● WRITTEN REQUEST: Leave out any picture and return the remaining listing below exactly as given.

● MATERIAL PROVIDED:
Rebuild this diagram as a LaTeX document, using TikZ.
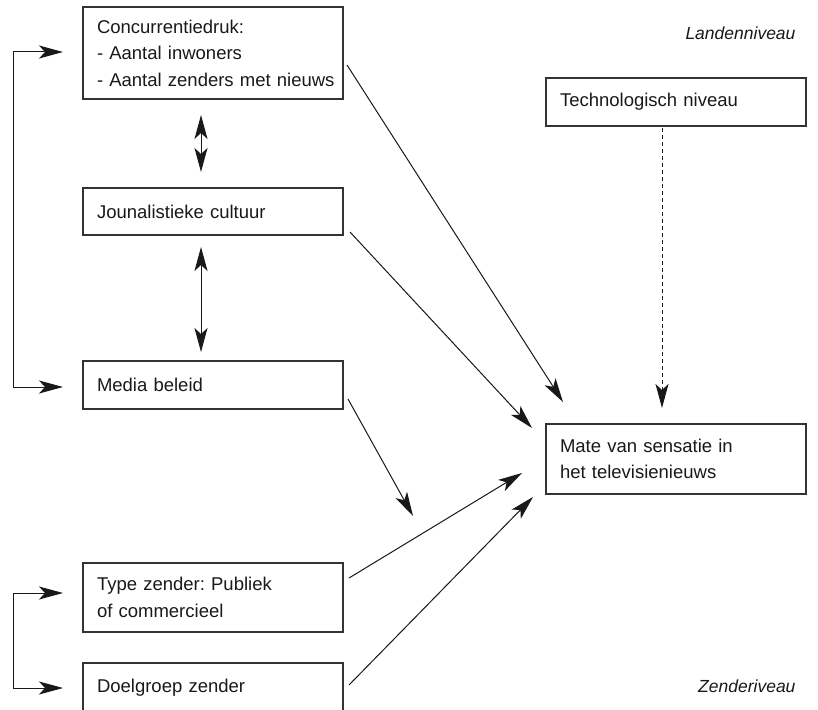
\documentclass[tikz,border=0pt]{standalone}
\usepackage{fontspec}
\setmainfont{Liberation Sans}
\usetikzlibrary{arrows.meta}
\frenchspacing
\begin{document}
\begin{tikzpicture}[x=1pt,y=-1pt,
  box/.style={draw=black!80, line width=1.2pt, anchor=north west, inner xsep=14pt, inner ysep=0pt, text width=232pt, align=left, font=\fontsize{18.5}{26.5}\selectfont, text=black!90, outer sep=0pt},
  tip/.tip={Stealth[length=24pt,width=13pt,inset=6pt]},
  arr/.style={line width=1pt, draw=black!90, -tip},
  dbl/.style={line width=1pt, draw=black!90, tip-tip},
  dsh/.style={line width=1pt, draw=black!90, -tip, dash pattern=on 4pt off 3pt},
  lvl/.style={font=\fontsize{17.5}{20}\selectfont\itshape, anchor=east, text=black!90}]
\useasboundingbox (0,0) rectangle (818,709);
\clip (0,0) rectangle (818,709);
\fill[white] (0,0) rectangle (818,709);

\node[box, minimum height=92pt] (c1) at (83,7) {Concurrentiedruk:\\- Aantal inwoners\\\mbox{- Aantal zenders met nieuws}\hss};
\node[box, minimum height=47pt] (jc) at (83,188) {Jounalistieke cultuur};
\node[box, minimum height=48pt] (mb) at (83,361) {Media beleid};
\node[box, minimum height=69pt] (tz) at (83,563) {Type zender: Publiek\\of commercieel};
\node[box, minimum height=50pt] (dz) at (83,663) {Doelgroep zender};
\node[box, minimum height=48pt] (tn) at (546,78) {Technologisch niveau};
\node[box, minimum height=70pt] (ms) at (546,424) {Mate van sensatie in\\het televisienieuws};

\node[lvl] (ln) at (799,33) {Landenniveau};
\node[lvl] (zn) at (799,686) {Zenderiveau};

\coordinate (c1out) at (347,65);  \coordinate (c1tip) at (563,402);
\coordinate (jcout) at (350,232); \coordinate (jctip) at (532,428);
\coordinate (mbout) at (348,399); \coordinate (mbtip) at (413,516);
\coordinate (tzout) at (349,578); \coordinate (tztip) at (522,473);
\coordinate (dzout) at (349,685); \coordinate (dztip) at (533,497);
\coordinate (tnout) at (662,128); \coordinate (tntip) at (662,408);
\coordinate (d1a) at (201,115); \coordinate (d1b) at (201,172);
\coordinate (d2a) at (201,247); \coordinate (d2b) at (201,352);
\coordinate (c1in) at (63,52); \coordinate (mbin) at (63,387);
\coordinate (tzin) at (63,593); \coordinate (dzin) at (63,688);

\draw[arr] (c1out) -- (c1tip);
\draw[arr] (jcout) -- (jctip);
\draw[arr] (mbout) -- (mbtip);
\draw[arr] (tzout) -- (tztip);
\draw[arr] (dzout) -- (dztip);
\draw[dsh] (tnout) -- (tntip);
\draw[dbl] (d1a) -- (d1b);
\draw[dbl] (d2a) -- (d2b);
\draw[dbl] (c1in) -- ++(-50,0) |- (mbin);
\draw[dbl] (tzin) -- ++(-50,0) |- (dzin);
\end{tikzpicture}
\end{document}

● EXERCISE RESULT:
Rebuild this diagram as a LaTeX document, using TikZ.
\documentclass[tikz,border=0pt]{standalone}
\usepackage{fontspec}
\setmainfont{Liberation Sans}
\usetikzlibrary{arrows.meta}
\frenchspacing
\begin{document}
\begin{tikzpicture}[x=1pt,y=-1pt,
  box/.style={draw=black!80, line width=1.2pt, anchor=north west, inner xsep=14pt, inner ysep=0pt, text width=232pt, align=left, font=\fontsize{18.5}{26.5}\selectfont, text=black!90, outer sep=0pt},
  tip/.tip={Stealth[length=24pt,width=13pt,inset=6pt]},
  arr/.style={line width=1pt, draw=black!90, -tip},
  dbl/.style={line width=1pt, draw=black!90, tip-tip},
  dsh/.style={line width=1pt, draw=black!90, -tip, dash pattern=on 4pt off 3pt},
  lvl/.style={font=\fontsize{17.5}{20}\selectfont\itshape, anchor=east, text=black!90}]
\useasboundingbox (0,0) rectangle (818,709);
\clip (0,0) rectangle (818,709);
\fill[white] (0,0) rectangle (818,709);

\node[box, minimum height=92pt] (c1) at (83,7) {Concurrentiedruk:\\- Aantal inwoners\\\mbox{- Aantal zenders met nieuws}\hss};
\node[box, minimum height=47pt] (jc) at (83,188) {Jounalistieke cultuur};
\node[box, minimum height=48pt] (mb) at (83,361) {Media beleid};
\node[box, minimum height=69pt] (tz) at (83,563) {Type zender: Publiek\\of commercieel};
\node[box, minimum height=50pt] (dz) at (83,663) {Doelgroep zender};
\node[box, minimum height=48pt] (tn) at (546,78) {Technologisch niveau};
\node[box, minimum height=70pt] (ms) at (546,424) {Mate van sensatie in\\het televisienieuws};

\node[lvl] (ln) at (799,33) {Landenniveau};
\node[lvl] (zn) at (799,686) {Zenderiveau};

\coordinate (c1out) at (347,65);  \coordinate (c1tip) at (563,402);
\coordinate (jcout) at (350,232); \coordinate (jctip) at (532,428);
\coordinate (mbout) at (348,399); \coordinate (mbtip) at (413,516);
\coordinate (tzout) at (349,578); \coordinate (tztip) at (522,473);
\coordinate (dzout) at (349,685); \coordinate (dztip) at (533,497);
\coordinate (tnout) at (662,128); \coordinate (tntip) at (662,408);
\coordinate (d1a) at (201,115); \coordinate (d1b) at (201,172);
\coordinate (d2a) at (201,247); \coordinate (d2b) at (201,352);
\coordinate (c1in) at (63,52); \coordinate (mbin) at (63,387);
\coordinate (tzin) at (63,593); \coordinate (dzin) at (63,688);

\draw[arr] (c1out) -- (c1tip);
\draw[arr] (jcout) -- (jctip);
\draw[arr] (mbout) -- (mbtip);
\draw[arr] (tzout) -- (tztip);
\draw[arr] (dzout) -- (dztip);
\draw[dsh] (tnout) -- (tntip);
\draw[dbl] (d1a) -- (d1b);
\draw[dbl] (d2a) -- (d2b);
\draw[dbl] (c1in) -- ++(-50,0) |- (mbin);
\draw[dbl] (tzin) -- ++(-50,0) |- (dzin);
\end{tikzpicture}
\end{document}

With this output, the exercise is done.